**RAW DATA**
****************

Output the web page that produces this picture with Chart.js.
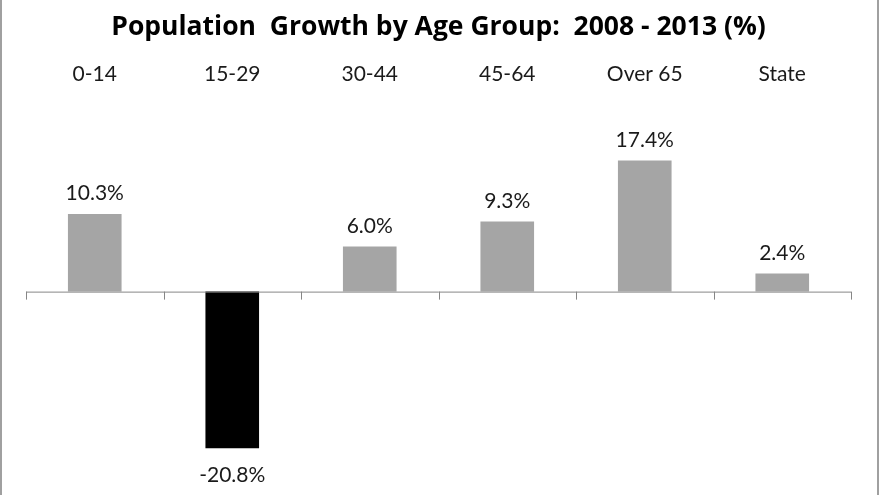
<!DOCTYPE html>
<html>
<head>
<meta charset="utf-8">
<script src="https://cdn.jsdelivr.net/npm/chart.js@4"></script>
<style>
  body { margin: 0; background: #fff; }
  #wrap {
    width: 879px; height: 495px; box-sizing: border-box;
    border-left: 2px solid #a0a0a0; border-right: 2px solid #a0a0a0;
  }
</style>
</head>
<body>
<div id="wrap"><canvas id="pop-chart"></canvas></div>
<script>
const ageGroups = ["0-14", "15-29", "30-44", "45-64", "Over 65", "State"];
const growth = [10.3, -20.8, 6.0, 9.3, 17.4, 2.4];
const barColors = ["#a5a5a5", "#000000", "#a5a5a5", "#a5a5a5", "#a5a5a5", "#a5a5a5"];

const FONT = "Lato, 'Open Sans', sans-serif";

// zero axis line with tick marks between categories
const zeroAxis = {
  id: 'zeroAxis',
  afterDatasetsDraw(chart) {
    const ctx = chart.ctx;
    const y0 = chart.scales.y.getPixelForValue(0);
    ctx.save();
    ctx.strokeStyle = '#868686';
    ctx.lineWidth = 1;
    ctx.beginPath();
    ctx.moveTo(chart.chartArea.left, y0 + 0.5);
    ctx.lineTo(chart.chartArea.right, y0 + 0.5);
    const step = (chart.chartArea.right - chart.chartArea.left) / ageGroups.length;
    for (let i = 0; i <= ageGroups.length; i++) {
      const tx = Math.round(chart.chartArea.left + i * step) + 0.5;
      ctx.moveTo(tx, y0);
      ctx.lineTo(tx, y0 + 8);
    }
    ctx.stroke();
    ctx.restore();
  }
};

// value labels above / below bars
const valueLabels = {
  id: 'valueLabels',
  afterDatasetsDraw(chart) {
    const ctx = chart.ctx;
    const meta = chart.getDatasetMeta(0);
    ctx.save();
    ctx.font = "21px " + FONT;
    ctx.fillStyle = '#1a1a1a';
    ctx.textAlign = 'center';
    meta.data.forEach((bar, i) => {
      const v = growth[i];
      if (v >= 0) {
        ctx.textBaseline = 'bottom';
        ctx.fillText(v.toFixed(1) + '%', bar.x, bar.y - 10);
      } else {
        ctx.textBaseline = 'top';
        ctx.fillText(v.toFixed(1) + '%', bar.x, bar.y + 16);
      }
    });
    ctx.restore();
  }
};

new Chart(document.getElementById('pop-chart'), {
  type: 'bar',
  data: {
    labels: ageGroups,
    datasets: [{
      data: growth,
      backgroundColor: barColors,
      borderWidth: 0,
      categoryPercentage: 0.39,
      barPercentage: 1.0
    }]
  },
  options: {
    responsive: true,
    maintainAspectRatio: false,
    animation: false,
    layout: { padding: { left: 24, right: 26, top: 6, bottom: 6 } },
    scales: {
      x: {
        position: 'top',
        grid: { display: false, drawTicks: false },
        border: { display: false },
        ticks: { color: '#1a1a1a', font: { family: FONT, size: 21 }, padding: 14 }
      },
      y: {
        display: false,
        min: -26.2,
        max: 25.3
      }
    },
    plugins: {
      legend: { display: false },
      tooltip: { enabled: false },
      title: {
        display: true,
        text: 'Population  Growth by Age Group:  2008 - 2013 (%)',
        color: '#000',
        font: { family: "'Open Sans', sans-serif", size: 26.5, weight: 'bold' },
        padding: { top: 6, bottom: 4 }
      }
    }
  },
  plugins: [zeroAxis, valueLabels]
});
</script>
</body>
</html>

****************

**REQUIREMENTS**
The listing above must be printed again exactly, minus its pictures.

**OUTPUT BELOW**
Output the web page that produces this picture with Chart.js.
<!DOCTYPE html>
<html>
<head>
<meta charset="utf-8">
<script src="https://cdn.jsdelivr.net/npm/chart.js@4"></script>
<style>
  body { margin: 0; background: #fff; }
  #wrap {
    width: 879px; height: 495px; box-sizing: border-box;
    border-left: 2px solid #a0a0a0; border-right: 2px solid #a0a0a0;
  }
</style>
</head>
<body>
<div id="wrap"><canvas id="pop-chart"></canvas></div>
<script>
const ageGroups = ["0-14", "15-29", "30-44", "45-64", "Over 65", "State"];
const growth = [10.3, -20.8, 6.0, 9.3, 17.4, 2.4];
const barColors = ["#a5a5a5", "#000000", "#a5a5a5", "#a5a5a5", "#a5a5a5", "#a5a5a5"];

const FONT = "Lato, 'Open Sans', sans-serif";

// zero axis line with tick marks between categories
const zeroAxis = {
  id: 'zeroAxis',
  afterDatasetsDraw(chart) {
    const ctx = chart.ctx;
    const y0 = chart.scales.y.getPixelForValue(0);
    ctx.save();
    ctx.strokeStyle = '#868686';
    ctx.lineWidth = 1;
    ctx.beginPath();
    ctx.moveTo(chart.chartArea.left, y0 + 0.5);
    ctx.lineTo(chart.chartArea.right, y0 + 0.5);
    const step = (chart.chartArea.right - chart.chartArea.left) / ageGroups.length;
    for (let i = 0; i <= ageGroups.length; i++) {
      const tx = Math.round(chart.chartArea.left + i * step) + 0.5;
      ctx.moveTo(tx, y0);
      ctx.lineTo(tx, y0 + 8);
    }
    ctx.stroke();
    ctx.restore();
  }
};

// value labels above / below bars
const valueLabels = {
  id: 'valueLabels',
  afterDatasetsDraw(chart) {
    const ctx = chart.ctx;
    const meta = chart.getDatasetMeta(0);
    ctx.save();
    ctx.font = "21px " + FONT;
    ctx.fillStyle = '#1a1a1a';
    ctx.textAlign = 'center';
    meta.data.forEach((bar, i) => {
      const v = growth[i];
      if (v >= 0) {
        ctx.textBaseline = 'bottom';
        ctx.fillText(v.toFixed(1) + '%', bar.x, bar.y - 10);
      } else {
        ctx.textBaseline = 'top';
        ctx.fillText(v.toFixed(1) + '%', bar.x, bar.y + 16);
      }
    });
    ctx.restore();
  }
};

new Chart(document.getElementById('pop-chart'), {
  type: 'bar',
  data: {
    labels: ageGroups,
    datasets: [{
      data: growth,
      backgroundColor: barColors,
      borderWidth: 0,
      categoryPercentage: 0.39,
      barPercentage: 1.0
    }]
  },
  options: {
    responsive: true,
    maintainAspectRatio: false,
    animation: false,
    layout: { padding: { left: 24, right: 26, top: 6, bottom: 6 } },
    scales: {
      x: {
        position: 'top',
        grid: { display: false, drawTicks: false },
        border: { display: false },
        ticks: { color: '#1a1a1a', font: { family: FONT, size: 21 }, padding: 14 }
      },
      y: {
        display: false,
        min: -26.2,
        max: 25.3
      }
    },
    plugins: {
      legend: { display: false },
      tooltip: { enabled: false },
      title: {
        display: true,
        text: 'Population  Growth by Age Group:  2008 - 2013 (%)',
        color: '#000',
        font: { family: "'Open Sans', sans-serif", size: 26.5, weight: 'bold' },
        padding: { top: 6, bottom: 4 }
      }
    }
  },
  plugins: [zeroAxis, valueLabels]
});
</script>
</body>
</html>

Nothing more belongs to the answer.